[Information shown start]

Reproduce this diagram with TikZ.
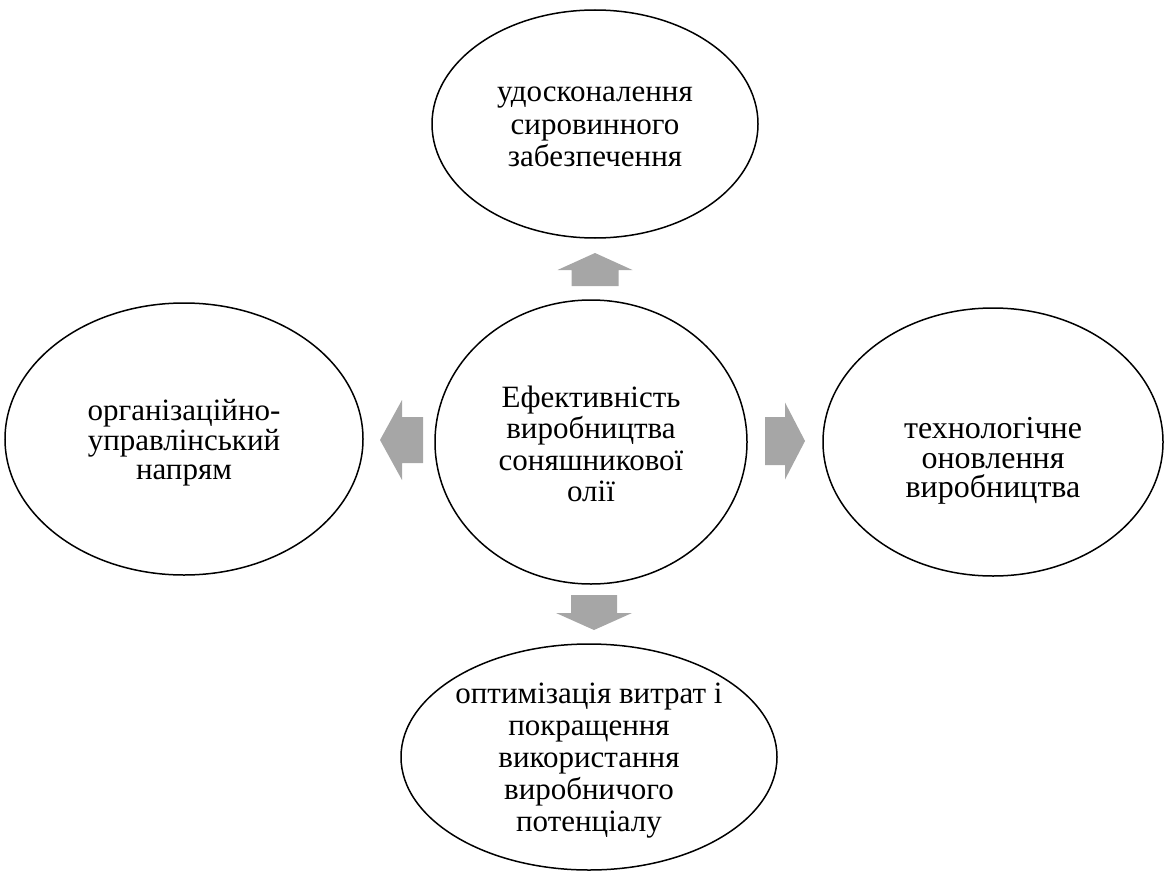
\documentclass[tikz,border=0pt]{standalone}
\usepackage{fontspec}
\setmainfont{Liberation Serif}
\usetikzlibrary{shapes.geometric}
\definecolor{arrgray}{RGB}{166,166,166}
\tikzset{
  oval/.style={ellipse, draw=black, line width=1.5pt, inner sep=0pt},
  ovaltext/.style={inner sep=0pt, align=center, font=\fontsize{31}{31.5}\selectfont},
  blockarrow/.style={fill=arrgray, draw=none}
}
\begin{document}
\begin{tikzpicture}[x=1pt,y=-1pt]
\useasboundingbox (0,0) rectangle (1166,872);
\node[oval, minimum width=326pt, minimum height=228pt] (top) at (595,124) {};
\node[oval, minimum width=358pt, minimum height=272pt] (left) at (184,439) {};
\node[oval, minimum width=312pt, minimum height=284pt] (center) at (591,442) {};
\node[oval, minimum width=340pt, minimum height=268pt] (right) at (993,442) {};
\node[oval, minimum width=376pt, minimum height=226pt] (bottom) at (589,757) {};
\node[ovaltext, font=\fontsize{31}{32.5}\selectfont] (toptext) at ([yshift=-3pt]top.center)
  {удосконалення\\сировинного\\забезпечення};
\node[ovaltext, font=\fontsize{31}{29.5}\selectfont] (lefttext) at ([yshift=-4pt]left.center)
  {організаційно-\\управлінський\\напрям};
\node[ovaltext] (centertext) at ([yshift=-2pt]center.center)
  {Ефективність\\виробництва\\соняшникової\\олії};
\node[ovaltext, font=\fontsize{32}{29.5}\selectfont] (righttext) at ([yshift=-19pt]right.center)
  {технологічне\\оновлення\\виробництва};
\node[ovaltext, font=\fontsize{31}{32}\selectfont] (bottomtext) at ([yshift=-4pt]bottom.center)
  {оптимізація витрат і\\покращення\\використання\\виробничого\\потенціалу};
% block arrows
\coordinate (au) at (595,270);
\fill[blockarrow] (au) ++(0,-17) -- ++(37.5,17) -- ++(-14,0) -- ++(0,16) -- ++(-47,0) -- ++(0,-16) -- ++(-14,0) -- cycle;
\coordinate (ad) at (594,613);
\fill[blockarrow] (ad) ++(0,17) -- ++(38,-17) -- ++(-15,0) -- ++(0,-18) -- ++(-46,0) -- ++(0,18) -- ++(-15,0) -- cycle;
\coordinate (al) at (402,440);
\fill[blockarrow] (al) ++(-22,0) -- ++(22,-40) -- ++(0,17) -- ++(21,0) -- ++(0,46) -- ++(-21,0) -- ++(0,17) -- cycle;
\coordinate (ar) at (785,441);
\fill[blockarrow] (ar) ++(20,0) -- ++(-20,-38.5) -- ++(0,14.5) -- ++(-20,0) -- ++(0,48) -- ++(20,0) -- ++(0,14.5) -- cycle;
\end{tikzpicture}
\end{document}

[Information shown end]

What you have to do » Copy the material above in full and exactly, skipping pictures.

Answer in full »
Reproduce this diagram with TikZ.
\documentclass[tikz,border=0pt]{standalone}
\usepackage{fontspec}
\setmainfont{Liberation Serif}
\usetikzlibrary{shapes.geometric}
\definecolor{arrgray}{RGB}{166,166,166}
\tikzset{
  oval/.style={ellipse, draw=black, line width=1.5pt, inner sep=0pt},
  ovaltext/.style={inner sep=0pt, align=center, font=\fontsize{31}{31.5}\selectfont},
  blockarrow/.style={fill=arrgray, draw=none}
}
\begin{document}
\begin{tikzpicture}[x=1pt,y=-1pt]
\useasboundingbox (0,0) rectangle (1166,872);
\node[oval, minimum width=326pt, minimum height=228pt] (top) at (595,124) {};
\node[oval, minimum width=358pt, minimum height=272pt] (left) at (184,439) {};
\node[oval, minimum width=312pt, minimum height=284pt] (center) at (591,442) {};
\node[oval, minimum width=340pt, minimum height=268pt] (right) at (993,442) {};
\node[oval, minimum width=376pt, minimum height=226pt] (bottom) at (589,757) {};
\node[ovaltext, font=\fontsize{31}{32.5}\selectfont] (toptext) at ([yshift=-3pt]top.center)
  {удосконалення\\сировинного\\забезпечення};
\node[ovaltext, font=\fontsize{31}{29.5}\selectfont] (lefttext) at ([yshift=-4pt]left.center)
  {організаційно-\\управлінський\\напрям};
\node[ovaltext] (centertext) at ([yshift=-2pt]center.center)
  {Ефективність\\виробництва\\соняшникової\\олії};
\node[ovaltext, font=\fontsize{32}{29.5}\selectfont] (righttext) at ([yshift=-19pt]right.center)
  {технологічне\\оновлення\\виробництва};
\node[ovaltext, font=\fontsize{31}{32}\selectfont] (bottomtext) at ([yshift=-4pt]bottom.center)
  {оптимізація витрат і\\покращення\\використання\\виробничого\\потенціалу};
% block arrows
\coordinate (au) at (595,270);
\fill[blockarrow] (au) ++(0,-17) -- ++(37.5,17) -- ++(-14,0) -- ++(0,16) -- ++(-47,0) -- ++(0,-16) -- ++(-14,0) -- cycle;
\coordinate (ad) at (594,613);
\fill[blockarrow] (ad) ++(0,17) -- ++(38,-17) -- ++(-15,0) -- ++(0,-18) -- ++(-46,0) -- ++(0,18) -- ++(-15,0) -- cycle;
\coordinate (al) at (402,440);
\fill[blockarrow] (al) ++(-22,0) -- ++(22,-40) -- ++(0,17) -- ++(21,0) -- ++(0,46) -- ++(-21,0) -- ++(0,17) -- cycle;
\coordinate (ar) at (785,441);
\fill[blockarrow] (ar) ++(20,0) -- ++(-20,-38.5) -- ++(0,14.5) -- ++(-20,0) -- ++(0,48) -- ++(20,0) -- ++(0,14.5) -- cycle;
\end{tikzpicture}
\end{document}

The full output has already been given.